The Journal of biological chemistry

Mapping of disulfide bonds within the amino-terminal extracellular domain of the inhibitory glycine receptor.

PMID 19861413


The strychnine-sensitive glycine receptor (GlyR) is a ligand-gated chloride channel and a member of the superfamily of cysteine loop (Cys-loop) neurotransmitter receptors, which also comprises the nicotinic acetylcholine receptor (nAChR). Within the extracellular domain (ECD), the eponymous Cys-loop harbors two conserved cysteines, assumed to be linked by a superfamily-specific disulfide bond. The GlyR ECD carries three additional cysteine residues, two are predicted to form a second, GlyR-specific bond. The configuration of none of the cysteines of GlyR, however, had been determined directly. Based on a crystal structure of the nAChRalpha1 ECD, we generated a model of the human GlyRalpha1 where close proximity of the respective cysteines was consistent with the formation of both the Cys-loop and the GlyR-specific disulfide bonds. To identify native disulfide bonds, the GlyRalpha1 ECD was heterologously expressed and refolded under oxidative conditions. By matrix-assisted laser desorption ionization time-of-flight mass spectrometry, we detected tryptic fragments of the ECD indicative of disulfide bond formation for both pairs of cysteines, as proposed by modeling. The identity of tryptic fragments was confirmed using chemical modification of cysteine and lysine residues.

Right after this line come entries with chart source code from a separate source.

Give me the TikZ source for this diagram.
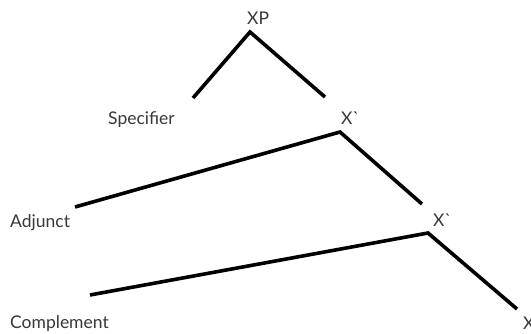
\documentclass[tikz,border=0pt]{standalone}
\usepackage{fontspec}
\newfontfamily\lab{Lato}
\begin{document}
\begin{tikzpicture}[x=1pt,y=-1pt,
  lbl/.style={inner sep=0pt,anchor=base west,font=\lab\fontsize{17.5}{20}\selectfont,text=black!78},
  branch/.style={line width=3.6pt,black}]
\useasboundingbox (0,0) rectangle (531,334);
\fill[white] (0,0) rectangle (531,334);
% labels
\node[lbl] (xp) at (247,25) {XP};
\node[lbl] (spec) at (108,125) {Specifier};
\node[lbl] (xbar1) at (341,125) {X`};
\node[lbl] (adj) at (10,228) {Adjunct};
\node[lbl] (xbar2) at (433,227) {X`};
\node[lbl] (comp) at (10,328) {Complement};
\node[lbl] (x) at (523,330) {X};
% branch points
\coordinate (a0) at (250,32);
\coordinate (l0) at (193,98);
\coordinate (r0) at (325,97);
\coordinate (a1) at (340,132);
\coordinate (l1) at (75,207);
\coordinate (r1) at (422,204);
\coordinate (a2) at (428,233);
\coordinate (l2) at (90,295);
\coordinate (r2) at (517,309);
\draw[branch] (l0) -- (a0) -- (r0);
\draw[branch] (l1) -- (a1) -- (r1);
\draw[branch] (l2) -- (a2) -- (r2);
\end{tikzpicture}
\end{document}
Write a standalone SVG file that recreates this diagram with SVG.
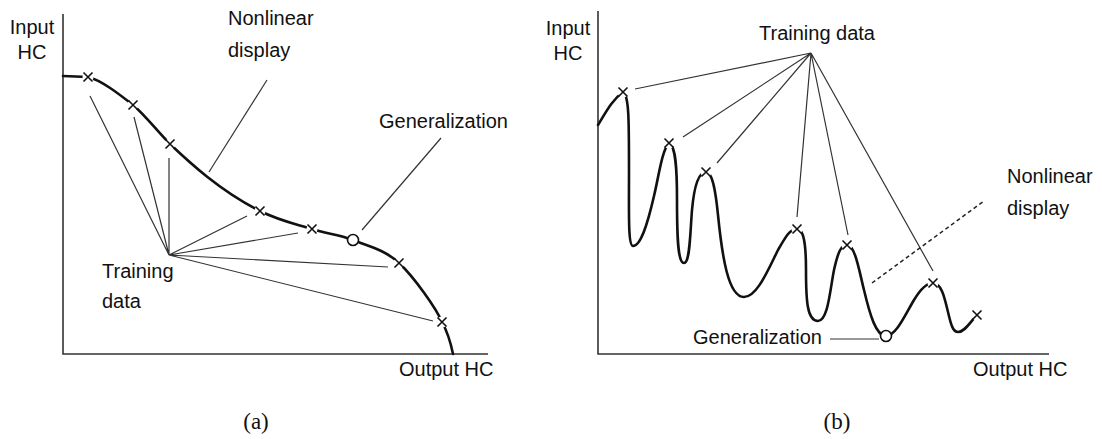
<svg xmlns="http://www.w3.org/2000/svg" width="1102" height="439" viewBox="0 0 1102 439">
  <style>
    .lbl { font-family: "Liberation Sans", Arial, sans-serif; font-size: 20px; fill: #111; }
    .cap { font-family: "Liberation Serif", "Times New Roman", serif; font-size: 23px; fill: #111; text-anchor: middle; }
    .axis { fill: none; stroke: #333; stroke-width: 1.6; }
    .curve { fill: none; stroke: #111; stroke-width: 2.6; stroke-linecap: round; stroke-linejoin: round; }
    .lead { fill: none; stroke: #333; stroke-width: 1.2; }
    .dash { fill: none; stroke: #222; stroke-width: 1.5; stroke-dasharray: 4 3; }
    .gap { fill: #fff; }
    .mark { fill: none; stroke: #111; stroke-width: 1.6; }
    .ring { fill: #fff; stroke: #111; stroke-width: 1.6; }
  </style>
  <defs>
    <g id="cross">
      <circle class="gap" r="5.5"/>
      <path class="mark" d="M-4.5,-4.5 L4.5,4.5 M-4.5,4.5 L4.5,-4.5"/>
    </g>
  </defs>
  <rect width="1102" height="439" fill="#fff"/>

  <!-- Panel (a): smooth nonlinear response -->
  <g id="panel-a">
    <g id="axes-a">
      <path class="axis" d="M63,14 L63,354 L488,354"/>
    </g>
    <g id="connectors-a">
      <path class="lead" d="M169,255 L90,96 M169,255 L134,117 M169,255 L169,158 M169,255 L247,216 M169,255 L298,233 M169,255 L388,267 M169,255 L433,321"/>
      <path class="lead" d="M267,80 L209,172"/>
      <path class="lead" d="M441,138 L362,230"/>
    </g>
    <g id="curve-a">
      <path class="curve" d="M63,76 L88,77 C101,80 119,94 133,105 C145,115 157,131 170,144 C189,162 220,191 260,211 C280,221 296,224 312,229 C327,234 338,234 353,240 C367,246 384,249 399,263 C414,277 436,308 442,322 C448,333 451,344 453,354"/>
    </g>
    <g id="points-a">
      <use href="#cross" x="88" y="77"/>
      <use href="#cross" x="133" y="105"/>
      <use href="#cross" x="170" y="144"/>
      <use href="#cross" x="260" y="211"/>
      <use href="#cross" x="312" y="229"/>
      <circle class="ring" cx="353" cy="240" r="5.5"/>
      <use href="#cross" x="399" y="263"/>
      <use href="#cross" x="442" y="322"/>
    </g>
    <g id="labels-a">
      <text class="lbl" x="32" y="34" text-anchor="middle">Input</text>
      <text class="lbl" x="32" y="59" text-anchor="middle">HC</text>
      <text class="lbl" x="228" y="25">Nonlinear</text>
      <text class="lbl" x="228" y="57">display</text>
      <text class="lbl" x="379" y="128">Generalization</text>
      <text class="lbl" x="102" y="278">Training</text>
      <text class="lbl" x="102" y="308">data</text>
      <text class="lbl" x="399" y="376">Output HC</text>
      <text class="cap" x="256" y="429">(a)</text>
    </g>
  </g>

  <!-- Panel (b): oscillating over-fitted response -->
  <g id="panel-b">
    <g id="axes-b">
      <path class="axis" d="M598,11 L598,354 L1049,354"/>
    </g>
    <g id="connectors-b">
      <path class="lead" d="M811,53 L635,89 M811,53 L683,137 M811,53 L717,163 M811,53 L797,217 M811,53 L848,235 M811,53 L933,271"/>
      <path class="dash" d="M872,283 L984,201"/>
      <path class="lead" d="M830,339 L879,339"/>
    </g>
    <g id="curve-b">
      <path class="curve" d="M598,125 C606,112 612,100 623,92 C629,95 629,120 629,170 C629,215 628,246 633,246 C641,246 648,222 654,196 C659,175 662,150 669,143 C676,146 677,170 677,200 C677,240 678,263 684,263 C690,263 690,235 692,210 C694,188 698,172 706,172 C713,172 716,195 718,215 C722,255 728,297 744,297 C757,297 768,270 778,250 C786,236 790,229 797,229 C804,229 806,245 806,270 C806,300 807,321 818,321 C828,321 830,290 834,270 C838,252 841,245 847,245 C855,245 859,270 864,290 C870,315 876,336 886,336 C896,336 905,315 914,300 C920,290 926,283 933,283 C942,283 945,300 948,312 C951,325 953,332 958,332 C965,332 970,322 977,315"/>
    </g>
    <g id="points-b">
      <use href="#cross" x="623" y="92"/>
      <use href="#cross" x="669" y="143"/>
      <use href="#cross" x="706" y="172"/>
      <use href="#cross" x="797" y="229"/>
      <use href="#cross" x="847" y="245"/>
      <circle class="ring" cx="886" cy="336" r="5.5"/>
      <use href="#cross" x="933" y="283"/>
      <use href="#cross" x="977" y="315"/>
    </g>
    <g id="labels-b">
      <text class="lbl" x="568" y="35" text-anchor="middle">Input</text>
      <text class="lbl" x="568" y="60" text-anchor="middle">HC</text>
      <text class="lbl" x="759" y="40">Training data</text>
      <text class="lbl" x="1007" y="183">Nonlinear</text>
      <text class="lbl" x="1007" y="215">display</text>
      <text class="lbl" x="693" y="344">Generalization</text>
      <text class="lbl" x="973" y="376">Output HC</text>
      <text class="cap" x="837" y="429">(b)</text>
    </g>
  </g>
</svg>
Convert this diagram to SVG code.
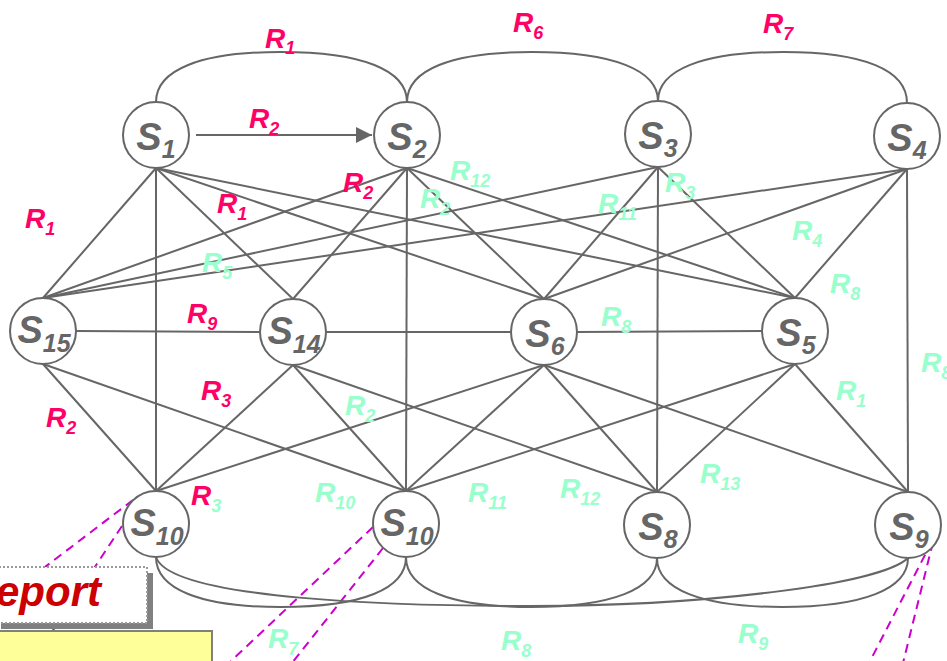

As evident from circular dichroism spectroscopy, mutagenesis of single cysteines did not impair refolding of the ECD in vitro, whereas it led to partial or complete intracellular retention and consequently to a loss of function of full-length GlyR subunits in human embryonic kidney 293 cells. Our results indicate that the GlyR ECD forms both a Cys-loop and a GlyR-specific disulfide bond. In addition, cysteine residues appear to be important for protein maturation in vivo.